=== GIVEN PROBLEM ===
Among the entries below, one stretch runs from the line that contains "Recreate this image as a Python" through the line that contains "import plotly.graph_objects as go". Repeat that stretch exactly, ends included, and only that.

=== SUPPLIED INFORMATION ===
======

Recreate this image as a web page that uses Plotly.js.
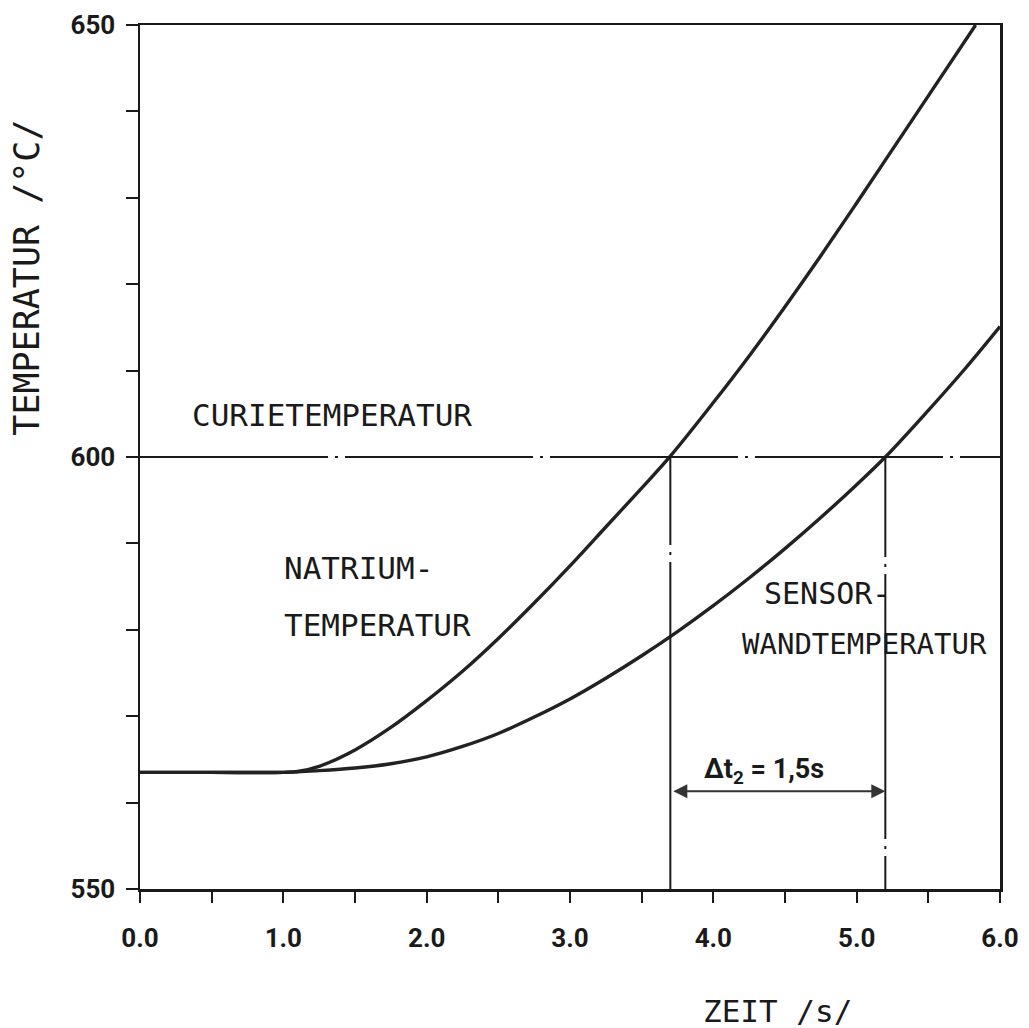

======

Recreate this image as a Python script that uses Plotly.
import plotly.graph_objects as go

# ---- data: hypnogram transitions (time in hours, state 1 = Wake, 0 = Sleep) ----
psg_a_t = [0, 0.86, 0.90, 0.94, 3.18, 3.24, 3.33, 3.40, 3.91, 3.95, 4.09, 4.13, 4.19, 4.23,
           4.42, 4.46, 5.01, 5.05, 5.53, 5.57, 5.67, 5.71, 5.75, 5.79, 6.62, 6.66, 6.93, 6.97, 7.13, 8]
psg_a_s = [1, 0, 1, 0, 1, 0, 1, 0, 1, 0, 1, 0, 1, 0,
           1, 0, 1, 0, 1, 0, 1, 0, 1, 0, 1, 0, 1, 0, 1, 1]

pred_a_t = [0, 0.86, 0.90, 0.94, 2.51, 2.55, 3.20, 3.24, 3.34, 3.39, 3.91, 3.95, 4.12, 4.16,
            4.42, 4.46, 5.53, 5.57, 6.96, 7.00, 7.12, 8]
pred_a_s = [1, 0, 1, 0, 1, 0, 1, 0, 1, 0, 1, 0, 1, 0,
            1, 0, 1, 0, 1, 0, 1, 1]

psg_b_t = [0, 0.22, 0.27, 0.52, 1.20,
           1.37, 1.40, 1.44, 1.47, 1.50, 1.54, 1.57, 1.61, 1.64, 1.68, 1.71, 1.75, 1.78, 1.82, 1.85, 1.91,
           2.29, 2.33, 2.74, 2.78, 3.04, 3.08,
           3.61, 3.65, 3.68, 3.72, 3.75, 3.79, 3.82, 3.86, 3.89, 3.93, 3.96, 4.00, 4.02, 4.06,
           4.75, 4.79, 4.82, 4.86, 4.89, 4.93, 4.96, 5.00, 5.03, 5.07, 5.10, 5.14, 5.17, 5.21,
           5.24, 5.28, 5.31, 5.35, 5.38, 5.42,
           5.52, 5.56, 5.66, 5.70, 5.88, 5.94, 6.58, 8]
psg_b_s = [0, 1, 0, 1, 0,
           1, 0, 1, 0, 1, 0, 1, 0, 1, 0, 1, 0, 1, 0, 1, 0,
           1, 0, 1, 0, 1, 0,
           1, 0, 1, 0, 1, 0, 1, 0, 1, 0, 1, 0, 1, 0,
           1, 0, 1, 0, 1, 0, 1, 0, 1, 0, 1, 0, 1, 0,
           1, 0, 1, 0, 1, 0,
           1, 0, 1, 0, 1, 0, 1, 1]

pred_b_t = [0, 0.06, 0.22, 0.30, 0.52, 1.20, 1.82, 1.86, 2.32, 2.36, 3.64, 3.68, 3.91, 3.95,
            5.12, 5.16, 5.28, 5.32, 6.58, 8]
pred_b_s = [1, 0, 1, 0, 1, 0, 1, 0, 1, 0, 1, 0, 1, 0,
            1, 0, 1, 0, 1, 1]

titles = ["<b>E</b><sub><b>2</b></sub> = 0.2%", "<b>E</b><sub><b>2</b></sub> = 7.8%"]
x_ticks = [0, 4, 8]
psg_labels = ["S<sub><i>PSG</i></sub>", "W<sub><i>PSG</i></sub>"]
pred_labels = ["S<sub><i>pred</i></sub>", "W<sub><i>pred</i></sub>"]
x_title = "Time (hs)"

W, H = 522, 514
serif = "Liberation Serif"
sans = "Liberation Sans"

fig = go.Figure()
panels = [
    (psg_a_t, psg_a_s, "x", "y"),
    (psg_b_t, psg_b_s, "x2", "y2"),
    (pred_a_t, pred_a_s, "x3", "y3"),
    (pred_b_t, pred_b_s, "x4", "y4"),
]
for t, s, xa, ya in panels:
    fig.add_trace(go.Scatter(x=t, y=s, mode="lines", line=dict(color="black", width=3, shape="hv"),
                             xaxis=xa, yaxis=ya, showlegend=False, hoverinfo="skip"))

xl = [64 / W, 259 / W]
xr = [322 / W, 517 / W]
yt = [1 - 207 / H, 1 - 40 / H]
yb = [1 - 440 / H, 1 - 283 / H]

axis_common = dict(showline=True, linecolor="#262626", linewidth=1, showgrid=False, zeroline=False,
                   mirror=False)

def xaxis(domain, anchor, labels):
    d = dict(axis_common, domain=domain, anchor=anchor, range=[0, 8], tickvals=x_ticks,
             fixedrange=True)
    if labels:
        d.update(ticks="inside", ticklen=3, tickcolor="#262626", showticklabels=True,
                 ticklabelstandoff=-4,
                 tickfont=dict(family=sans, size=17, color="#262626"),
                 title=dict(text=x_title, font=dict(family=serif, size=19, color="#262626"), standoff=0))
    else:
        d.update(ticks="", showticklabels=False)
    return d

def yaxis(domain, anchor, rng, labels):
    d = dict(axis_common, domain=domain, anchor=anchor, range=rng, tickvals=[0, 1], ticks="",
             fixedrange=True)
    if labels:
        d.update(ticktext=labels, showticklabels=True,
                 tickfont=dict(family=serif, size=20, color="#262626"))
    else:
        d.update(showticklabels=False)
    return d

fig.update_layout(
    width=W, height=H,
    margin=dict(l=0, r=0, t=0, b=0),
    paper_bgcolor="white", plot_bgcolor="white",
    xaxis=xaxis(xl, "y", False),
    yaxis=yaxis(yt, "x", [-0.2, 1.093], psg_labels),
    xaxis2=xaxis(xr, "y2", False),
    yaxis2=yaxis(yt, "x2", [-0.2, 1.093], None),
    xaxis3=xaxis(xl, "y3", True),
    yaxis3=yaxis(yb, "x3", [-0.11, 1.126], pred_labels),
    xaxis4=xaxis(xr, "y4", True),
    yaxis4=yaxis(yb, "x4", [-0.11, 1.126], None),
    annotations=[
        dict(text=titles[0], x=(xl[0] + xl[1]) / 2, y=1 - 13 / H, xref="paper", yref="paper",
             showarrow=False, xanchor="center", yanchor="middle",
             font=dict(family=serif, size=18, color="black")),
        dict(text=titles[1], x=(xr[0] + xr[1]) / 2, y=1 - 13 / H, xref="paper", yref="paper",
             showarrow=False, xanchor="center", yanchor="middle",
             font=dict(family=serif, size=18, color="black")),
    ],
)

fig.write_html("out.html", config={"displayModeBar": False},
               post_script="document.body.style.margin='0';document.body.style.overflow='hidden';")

======

=== OUTPUT FOR THIS EXERCISE ===
Recreate this image as a Python script that uses Plotly.
import plotly.graph_objects as go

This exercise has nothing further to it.